By Natalie Sit
The printed page has evolved considerably since Johannes Gutenberg mass-produced the bible in 1455, Ben Frankin’s colonial lending library and the rotary press. While webbed newspapers, glossy magazines and paperback books deliver literature to billions worldwide on a daily basis, you can only carry or house so many at once.
E-books may be the next innovation, allowing anyone to access, carry and house limitless electronic libraries in perpetuity.
Electronic texts have a primary advantage to traditional books: no dead trees. With nothing physical to move or store, distribution costs are trivial, supply equals demand exactly. No longer do publishers have to waste resources on printing, distributing and destroying unsold books. E-books are immediately available to anyone anywhere at any time. Both brick and mortar stores and electronic storefronts can stock an unlimited selection of e-books, make them searchable and deliver on demand.
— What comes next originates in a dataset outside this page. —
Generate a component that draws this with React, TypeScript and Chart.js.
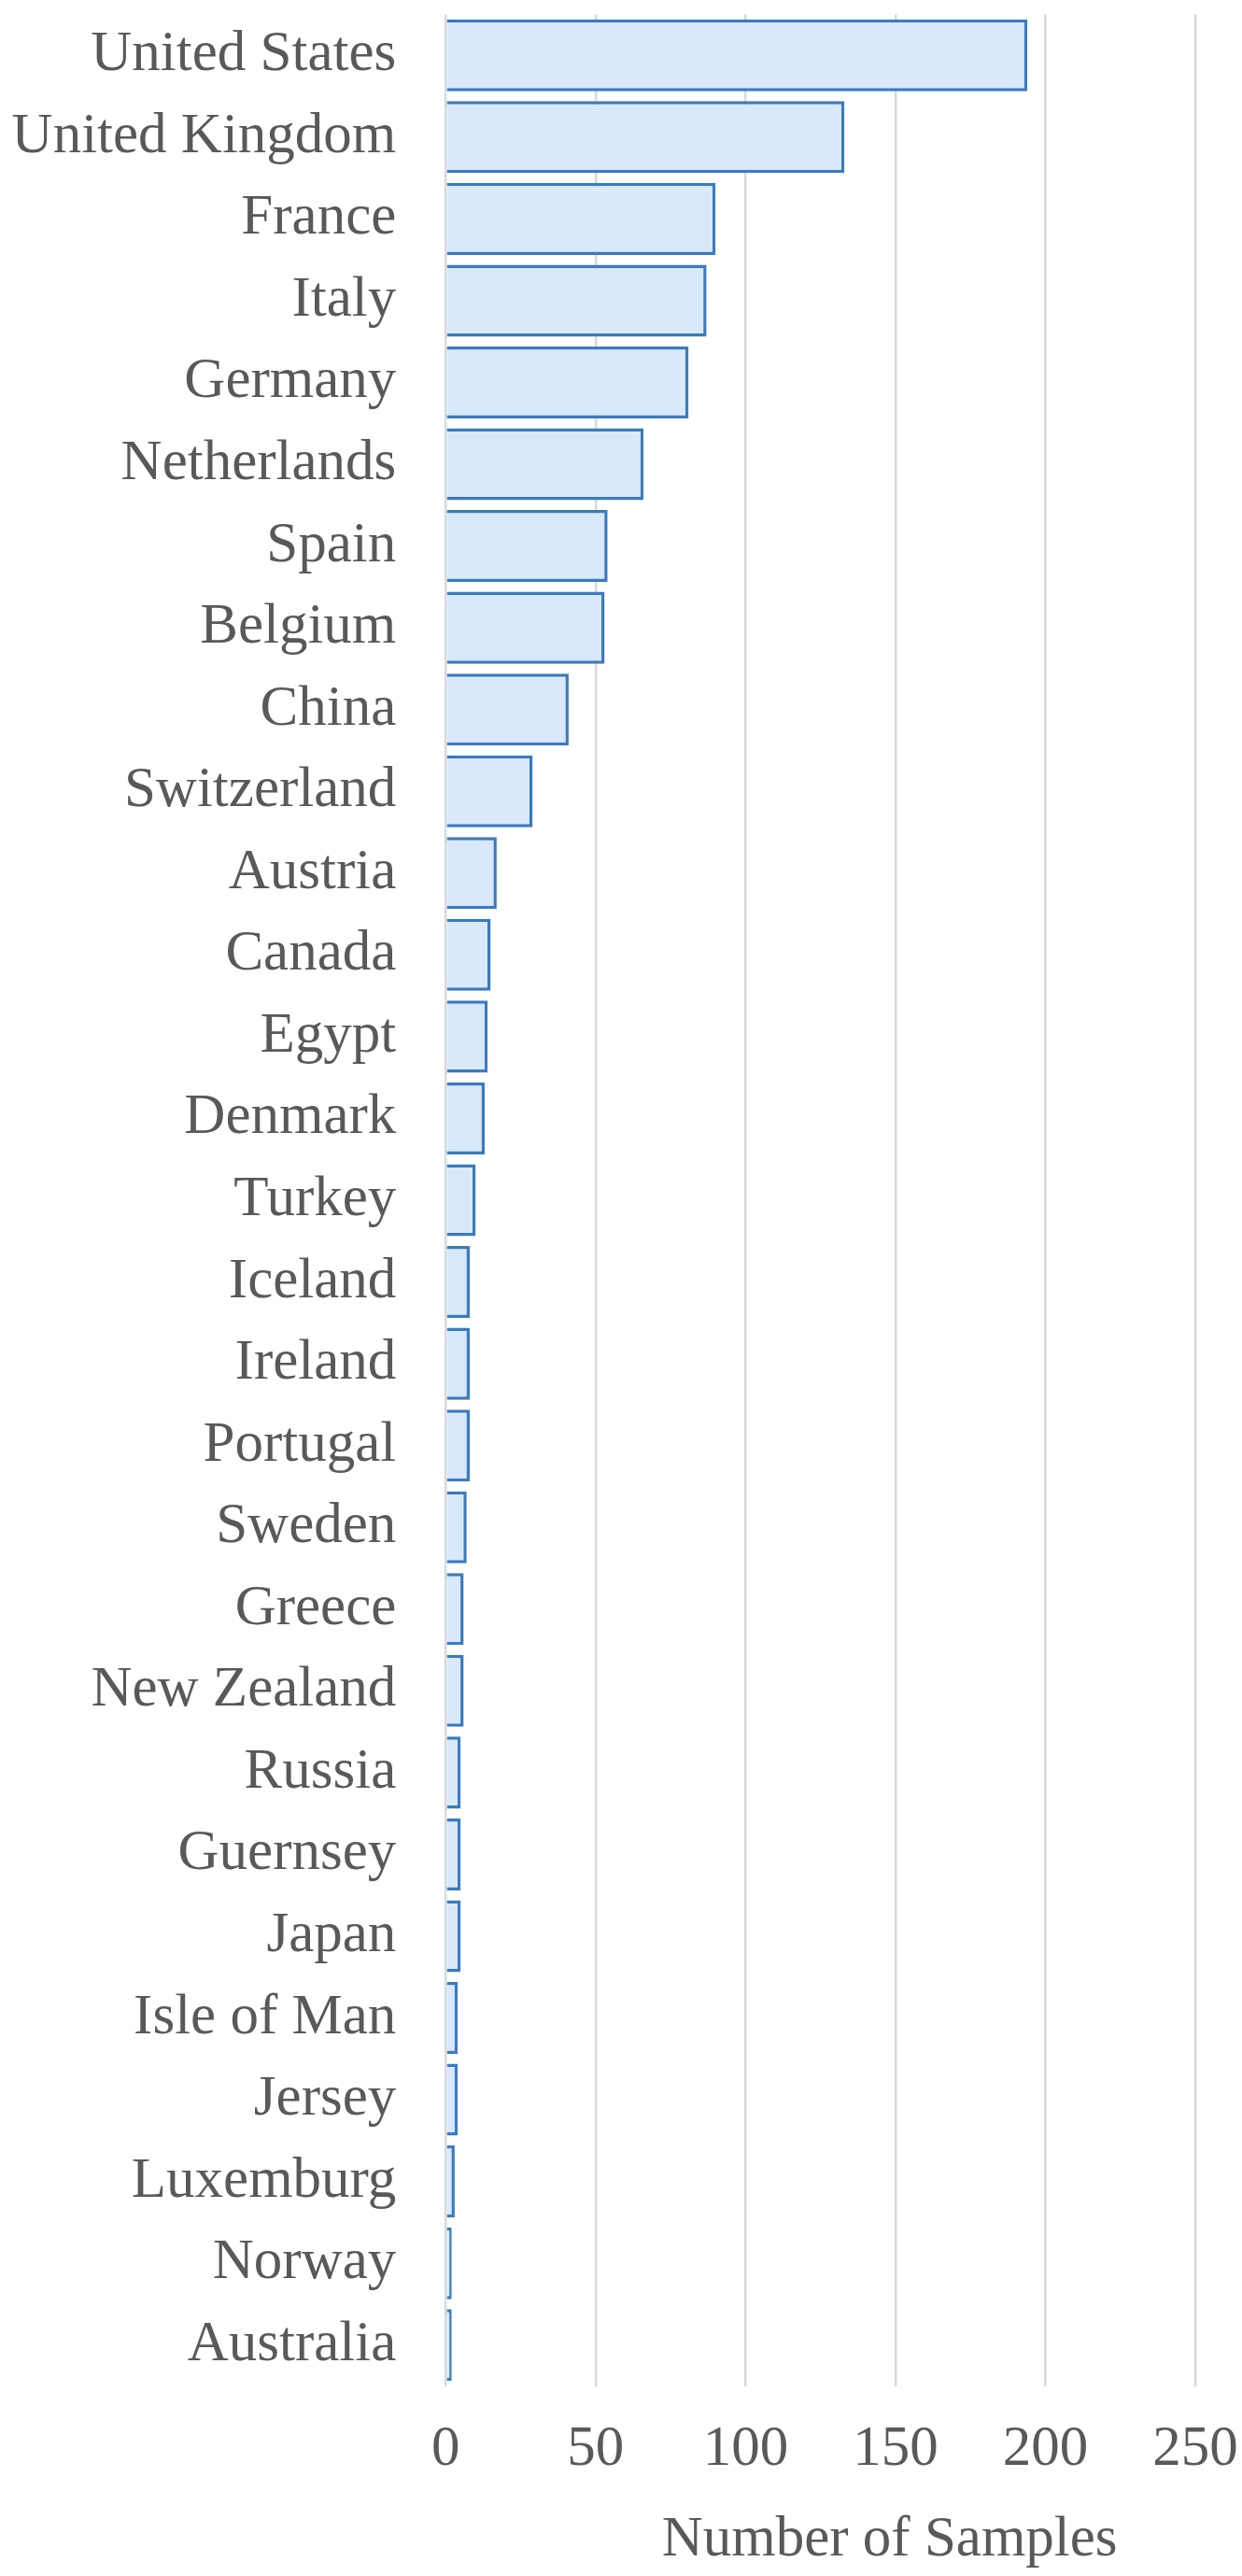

Most computers are already capable of displaying e-books. With the development and commercialization of new e-book
viewing technologies on handheld computers and print-quality mutable digital paper, e-book tablets can soon look and feel like traditional books, but without the paper cuts. While somewhat costly at a few hundred dollars each, e-book tablets quickly pay for themselves through storage savings alone. Ruggedized, water-proof, self-illuminating tablets that are much more durable than conventional books are now approaching commercialization, and tablet lighting can be made more efficient than incandescent or fluorescent bulbs.
Yet another advantage e-books have is their longevity. E-books stored on even today’s primitive writable optical media will last hundreds of years, and duplicates are pennies each to produce compared to costly printed text which can degrade, get moldy or eaten within a few decades. The e-book you read today will be the same book 20 years from now. For libraries, immutability, in combination with user-specific and sharable bookmarks and annotations which don’t permanently alter the text or the book, has significant monetary advantages to say nothing of costs associated with air-conditioning buildings and reconditioning worn books.
Some claim that like so many other electronics gizmos before them, e-books will be lost to standards obsolescence. Most e-books available today are based on well-known, well-documented standards used by the hardcopy print industry, with roots dating back a couple decades. Standardization also means e-books can be enlarged or read aloud on a variety of devices, making them accessible to a much larger audience than traditional books.
Authors can also gain from e-books. Unlimited size means that authors can include as much content as they wish with fewer format restrictions and add levels of interactivity not possible with printed diagrams. Clickable cross-references which show the sources on screen are much more useful than footnotes. The low cost to produce and revise e-books means that more authors can publish and distribute more frequently without being independently wealthy. This also allows authors to distribute politically inconvenient texts and readers to conceal them.
Like the Gutenberg press, e-books will be the wave of the future.